Не согрешишь — не покаешься, не покаешься — не спасешься… Начал было каяться Михаил Барсуков. Анатолий Куликов — министр МВД, замаранный кровью 93-го, через два года собрался с духом и отверг попытку Кремля втянуть его в очередное преступление. Вывернул наизнанку всю грязную подноготную жизни своего хозяина "верный Личарда" Александр Коржаков. Тоже хотя и уродливое, но своеобразное покаяние. Где-то на дачах, в охотничьих домиках, в саунах, в номерах фешенебельных гостиниц, в губернаторских особняках с безотчетным ужасом ждут пробуждения совести "последние, — говоря словами Тараса Бульбы, — подлюки" — генералы Ерин, Грачев, Лебедь. И те, кто поменьше калибром — Полторанин, Шумейко, Черномырдин.
Задумаешься, перечитывая Гоголя, над грядущими судьбами нынешних, живущих в силе и власти, русских (о евреях — что говорить, с них спрос, как с Янкеля), сидящих в Кремле, в Белом доме, на Лубянке, и мороз по коже — нет-нет да и пробежит…
Днем 4 октября 1993 года я не выходил на улицу. Не мог оторваться от экрана, на котором кумулятивные снаряды влетали в окна Белого дома, охваченного смрадным пламенем и чернеющего на глазах. Когда все было кончено, я достал бутылку коньяка, подаренного мне год тому назад к шестидесятилетию Леонидом Бородиным, выпил ее в два приема и погрузился в тяжелый сон…
Через несколько дней в редакции, обдумав очередной ноябрьский номер журнала, мы поняли, что, поскольку введена цензура, он, судя по его содержанию, может не увидеть света. В это время лишать читателей журнала ой как не хотелось.
— Гена, — попросил я своего заместителя, — у нас ведь сейчас есть главный цензор, защитник "свободы печати" Михаил Лесин. Созвонись с ним, поговори…
Гусев дозвонился до Лесина, приехал к нему, и тот с циничной прямотой ответил ему:
— Сколько у вас тираж? Сорок тысяч? Это не страшно. Печатайте, что хотите. Вот если бы миллион — мы бы вас помотали так, что мало не покажется…
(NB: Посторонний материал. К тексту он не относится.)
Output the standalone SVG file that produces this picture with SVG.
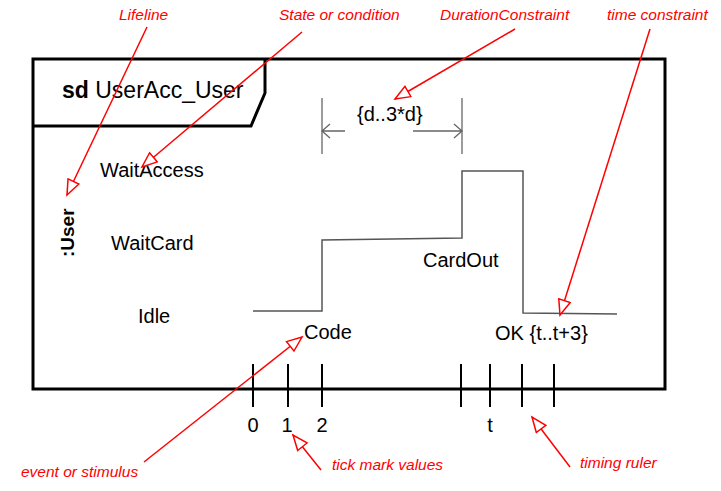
<svg xmlns="http://www.w3.org/2000/svg" width="721" height="491" viewBox="0 0 721 491">
<defs>
<style>
.t{font-family:"Liberation Sans",Arial,sans-serif;font-size:20px;fill:#000}
.n{font-family:"Liberation Sans",Arial,sans-serif;font-size:15.5px;font-style:italic;fill:#f00}
.frame{fill:none;stroke:#000;stroke-width:3}
.wave{fill:none;stroke:#555;stroke-width:1.5}
.dim{fill:none;stroke:#666;stroke-width:1.3}
.tick{stroke:#000;stroke-width:2}
.red{fill:none;stroke:#f00;stroke-width:1.5;marker-end:url(#ah)}
</style>
<marker id="ah" markerUnits="userSpaceOnUse" markerWidth="20" markerHeight="16" refX="16" refY="7" orient="auto" viewBox="0 0 20 16">
<path d="M1,1 L16,7 L1,13 Z" fill="#fff" stroke="#f00" stroke-width="1.5"/>
</marker>
</defs>
<rect width="721" height="491" fill="#fff"/>
<g id="frame">
<rect class="frame" x="33" y="59" width="632" height="330"/>
<path class="frame" d="M33,126 L251,126 L265,93 L265,59"/>
<text class="t" x="62" y="98" style="font-size:23px"><tspan font-weight="bold">sd</tspan> UserAcc_User</text>
</g>
<g id="lifeline">
<text class="t" transform="translate(74,257) rotate(-90)" font-weight="bold" style="font-size:19px">:User</text>
</g>
<g id="states">
<text class="t" x="100" y="177">WaitAccess</text>
<text class="t" x="111" y="250">WaitCard</text>
<text class="t" x="138" y="323">Idle</text>
</g>
<g id="waveform">
<path class="wave" d="M253,311 L322,311 L322,240 L462,238 L462,171 L523,171 L523,313 L617,314"/>
<text class="t" x="423" y="267">CardOut</text>
<text class="t" x="304" y="339">Code</text>
<text class="t" x="495" y="340">OK {t..t+3}</text>
</g>
<g id="duration">
<line class="dim" x1="322" y1="98" x2="322" y2="154"/>
<line class="dim" x1="462" y1="98" x2="462" y2="154"/>
<path class="dim" d="M322,131 L345,131 M330,124 L322,131 L330,138"/>
<path class="dim" d="M413,131 L462,131 M454,124 L462,131 L454,138"/>
<text class="t" x="357" y="121">{d..3*d}</text>
</g>
<g id="ruler">
<line class="tick" x1="253" y1="364" x2="253" y2="407"/>
<line class="tick" x1="288" y1="364" x2="288" y2="407"/>
<line class="tick" x1="322" y1="364" x2="322" y2="407"/>
<line class="tick" x1="461" y1="364" x2="461" y2="407"/>
<line class="tick" x1="490" y1="364" x2="490" y2="407"/>
<line class="tick" x1="522" y1="364" x2="522" y2="407"/>
<line class="tick" x1="554" y1="364" x2="554" y2="407"/>
<text class="t" x="253" y="432" text-anchor="middle">0</text>
<text class="t" x="287" y="432" text-anchor="middle">1</text>
<text class="t" x="322" y="432" text-anchor="middle">2</text>
<text class="t" x="490" y="432" text-anchor="middle">t</text>
</g>
<g id="annotations">
<text class="n" x="119" y="20">Lifeline</text>
<text class="n" x="279" y="20">State or condition</text>
<text class="n" x="440" y="20">DurationConstraint</text>
<text class="n" x="607" y="20">time constraint</text>
<text class="n" x="21" y="477">event or stimulus</text>
<text class="n" x="332" y="470">tick mark values</text>
<text class="n" x="580" y="468">timing ruler</text>
</g>
<g id="connectors">
<line class="red" x1="147" y1="27" x2="67" y2="195"/>
<line class="red" x1="302" y1="32" x2="142" y2="167"/>
<line class="red" x1="515" y1="29" x2="395" y2="99"/>
<line class="red" x1="650" y1="29" x2="560" y2="315"/>
<line class="red" x1="144" y1="462" x2="302" y2="337"/>
<line class="red" x1="321" y1="470" x2="293" y2="435"/>
<line class="red" x1="570" y1="467" x2="532" y2="417"/>
</g>
</svg>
Из литературного дневника тех времен:
Одним из самых оголтелых писателей-демократов, призывавших в октябре "всенародно избранного " к "решительным мерам", история запомнит Юрия Нагибина. Он подписал позорное письмо 42-х, он заявил, что "брезгливое неучастие в политике — это такая же низость, какой в прежние годы было участие". Он и после расстрела не раз одобрил все содеянное властью. Его "Воспоминания", вышедшие вскоре после 93-го года, прояснили мне все, что произошло с ним.
"Новая семья сильно русифицировала меня. Я научился не пить, а осаживаться водкой, научился опохмеляться так основательно, что это нередко переходило в новую пьянку… Были важные открытия. Одно из них: пьяный русский человек не отвечает за свое поведение во хмелю… Один пукнул в лицо домработнице, помогавшей ему надеть ботинки; другой кончил на единственное выходное платье нашей приятельницы, когда та ему позволила ночью прилечь к ней на диван; третий наблевал в ванну, потому что в уборной блевал другой гость; кто-то вынул член за столом и пытался всучить малознакомой соседке; сестра тещи обмочилась во время пляски… "
Это из воспоминаний о своих близких. И написано не Юзиком Алешковским, не Виктором Ерофеевым, даже не Эдиком Лимоновым, а певцом русской природы, тонким лириком пришвинско-паустовской школы, беллетристом, издавшим к 1984 году восемьдесят книг рассказов и повестей, написавшим множество пьес и сценариев, в том числе к фильмам "Чайковский", "Председатель".